The last immigration reform bill was a path to citizenship for illegals here today… and promises of more enforcement, along with any illegals coming here after 2012 or so being SOL, which we all know is a lie. Why should we support a bill that’s a “compromise” in that it only does one thing in reality(amnesty) while making the same false promises about enforcement that we’ve been hearing for 40 years?
Come up with a real policy. If Democrats don’t actually want enforcement, and business friendly Republicans don’t actually want enforcement, then have the balls to pass an amnesty bill + making it easier to enter this country legally and stand by your principles.
Almost everyone is a patient, so everyone who is ever prescribed pain medication will go into this database. It’s pretty much as universal as e-verify, and every article I’ve read on it says that doctors are not happy with the idea at all, on privacy and compliance concerns.
One thing I think we can agree on is what the dairy farmer McMahon implies. It’s the Democrats who are looking for solution; the GOP just seizes on foreign labor as another way to inflame their base with hatred and fear. If adaher wants to push for rational policy …
… he needs to denounce the Pavlov reflex that unites him to the Party of hypocrites and demagogues.
Your Boy Trump is the one who is fooling the rubes. I don’t agree that getting rid of “nearly all unauthorized immigrants” will solve every problem we have. Oh, “Make America Great Again”–isn’t that your slogan? (At one time, you had the intelligence to express disdain at The Donald; no more.)
Obama doesn’t want to deport immigrants, and he’s been trying to stop. The law is the law though. However, even at the levels Obama and Bush deported, more can still be done. That is, if we’re serious about the laws we’ve duly passed in our democratic system.
My issue is that on this particular policy, we have rule of men, not rule of law. The law says one thing, the men in charge do the opposite.
"But I’m still stuck on the idea that we can’t find workers to do these jobs. As one of the farmers interviewed in the article states, he’s been paying the dairy workers in his employ an average of** $2K per month plus housing on the farm with all utilities paid for. **(Also meals in some cases.) Particularly in a tough economy, we can’t find citizens to take that deal? I worked on family farms in the summer growing up doing exactly that sort of work from time to time. It’s hard, no doubt about it. But it’s an honest job, and a lot better than starving. Perhaps the farmers need to raise their milk prices slightly and bump up the wages a bit? I don’t know, but it really seems like this could all be accomplished without being “forced” to hire illegal aliens.
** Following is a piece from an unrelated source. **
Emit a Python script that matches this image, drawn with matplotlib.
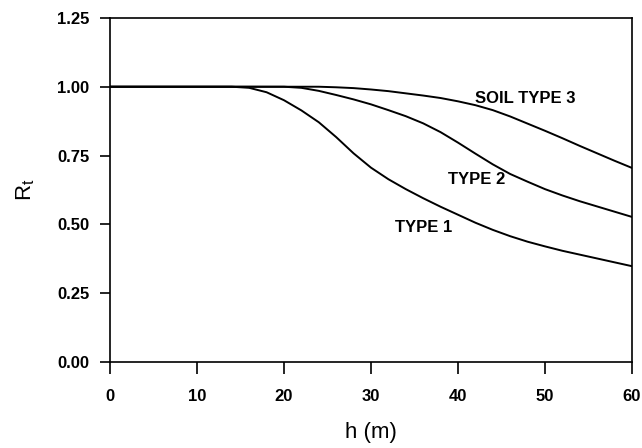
import matplotlib
matplotlib.use("Agg")
import matplotlib.pyplot as plt

h_values = [0, 10, 14, 16, 18, 20, 22, 24, 26, 28, 30, 32, 34, 36, 38, 40,
            42, 44, 46, 48, 50, 52, 54, 56, 58, 60]
rt_type1 = [1.0, 1.0, 1.0, 0.996, 0.98, 0.951, 0.914, 0.871, 0.817, 0.758, 0.706,
            0.664, 0.628, 0.595, 0.564, 0.535, 0.506, 0.48, 0.457, 0.437, 0.42,
            0.404, 0.39, 0.376, 0.362, 0.348]
rt_type2 = [1.0, 1.0, 1.0, 1.0, 1.0, 1.0, 0.996, 0.985, 0.97, 0.954, 0.936,
            0.915, 0.893, 0.867, 0.835, 0.797, 0.757, 0.718, 0.683, 0.655, 0.628,
            0.605, 0.584, 0.565, 0.546, 0.527]
rt_type3 = [1.0, 1.0, 1.0, 1.0, 1.0, 1.0, 1.0, 1.0, 0.998, 0.995, 0.99,
            0.984, 0.976, 0.968, 0.959, 0.947, 0.933, 0.915, 0.892, 0.866, 0.84,
            0.813, 0.785, 0.758, 0.731, 0.705]

x_ticks = [0, 10, 20, 30, 40, 50, 60]
y_ticks = [0.00, 0.25, 0.50, 0.75, 1.00, 1.25]
y_ticklabels = ["0.00", "0.25", "0.50", "0.75", "1.00", "1.25"]

labels = ["TYPE 1", "TYPE 2", "SOIL TYPE 3"]
label_pos = [(32.8, 0.49), (38.8, 0.664), (41.9, 0.956)]

plt.rcParams['font.family'] = ['Liberation Sans', 'DejaVu Sans']

fig = plt.figure(figsize=(6.42, 4.48), dpi=100)
ax = fig.add_axes([0.1713, 0.192, 0.8131, 0.768])

for series in (rt_type1, rt_type2, rt_type3):
    ax.plot(h_values, series, color='black', lw=1.4)

for lab, (x, y) in zip(labels, label_pos):
    ax.text(x, y, lab, fontsize=12, fontweight='bold', ha='left', va='center')

ax.set_xlim(0, 60)
ax.set_ylim(0, 1.25)
ax.set_xticks(x_ticks)
ax.set_yticks(y_ticks)
ax.set_yticklabels(y_ticklabels)
ax.tick_params(axis='x', direction='out', length=8.5, width=1.2, labelsize=12, pad=11)
ax.tick_params(axis='y', direction='out', length=7, width=1.2, labelsize=12, pad=8)
for t in ax.get_xticklabels() + ax.get_yticklabels():
    t.set_fontweight('bold')
for s in ax.spines.values():
    s.set_linewidth(1.2)

ax.set_xlabel('h (m)', fontsize=16, labelpad=13)
ax.set_ylabel(r'R$_\mathregular{t}$', fontsize=16, labelpad=14)

fig.savefig('out.png', dpi=100)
I’m less concerned about illegal immigrants than I am concerned about a culture where able bodied people refuse to work. Nobody is advocating that people in their 50s and 60s climb roofs. When there is a 50% Black teenage unemployment rate, I question why they aren’t utilized to fill these labor needs.
And apparently, we prefer stagnant wages. Economics 101: wages cannot go up unless labor supply gets tight. Which will never happen if we just import enough workers to keep wages down every time they threaten to rise.
The illegal immigrants being brought in to work on upstate dairy farms aren’t commuting from Mexico, or even from New York City. They are living in upstate New York, on or very near the farms.
You are asking teenagers to move from urban New York City to rural upstate New York. I would submit that’s probably a bigger cultural change than moving from rural Mexico.
There are only a handful of places (outside of the federal government and federal contractors) where E-verify is legally mandated for most or all businesses, and even most of those jurisdictions have weak enforcement efforts.
In Mississippi, e.g., the state requires that most employers use e-verify for new hires (but not existing workers). However, no one state agency has the lead role in enforcement, and funding for such enforcement is basically non-existent. The Attorney General’s office, for example, says they will investigate any complaints received, but they only rarely receive any and they don’t go seeking out companies to audit. Moreover, the law imposes no criminal penalties for non-compliance on employers.
That’s what I’ve been bitching about. Why don’t we do environmental and safety regulations that way? They put these laws on the books to make it look like they are doing something, then just pretend they aren’t even there.
As I said, it’s not a question of whether we can get rid of illegal immigration, it’s about whether we want to. And we’re not exactly having an honest national discussion on the issue.
From page 20: “While the majority of SNAP households contained children, elderly individuals, or individuals with disabilities, in fiscal year 2014, **24 percent (5.5 million households) consisted solely of one or more non-elderly adults without disabilities with no children **(Table 3.2).”